WKEY carries a mix of local and syndicated programming. Weekdays begin with a locally produced morning show called "Highway 64 with Big Al". The station also has a news department which prepares and broadcasts local news reports on weekdays. The bulk of the broadcast day's programming comes from Dial Global's Mainstream Country network. Nationally syndicated programs aired on WKEY include the "Tim White Bluegrass Show" and "zMAX Racing Country". The station carries a one-minute newscast from Fox News Radio at the top of each hour.
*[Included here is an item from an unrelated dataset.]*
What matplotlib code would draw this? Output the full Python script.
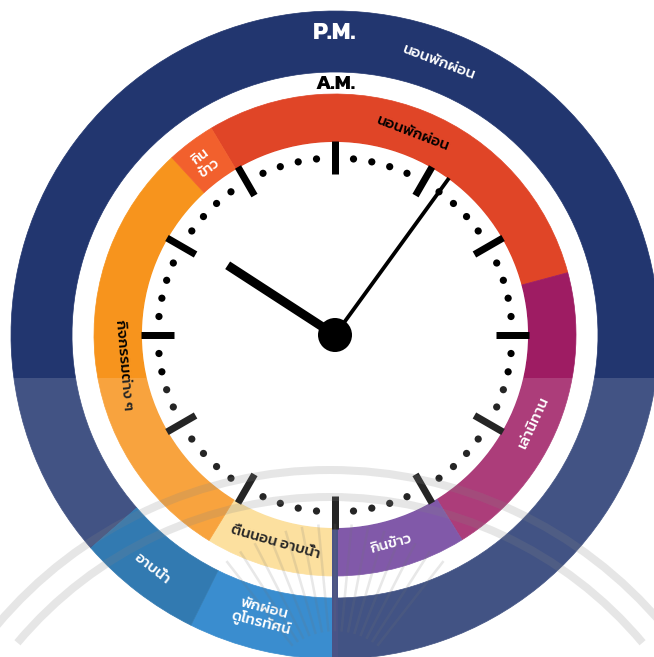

WKEY broadcasts live football games from Covington High School in the Fall. WKEY is an affiliate of the University of Virginia's Virginia Sports Network, which carries the school's football and basketball games. NASCAR Sprint Cup Series races can also be heard on WKEY with live coverage provided by the Motor Racing Network and the Performance Racing Network.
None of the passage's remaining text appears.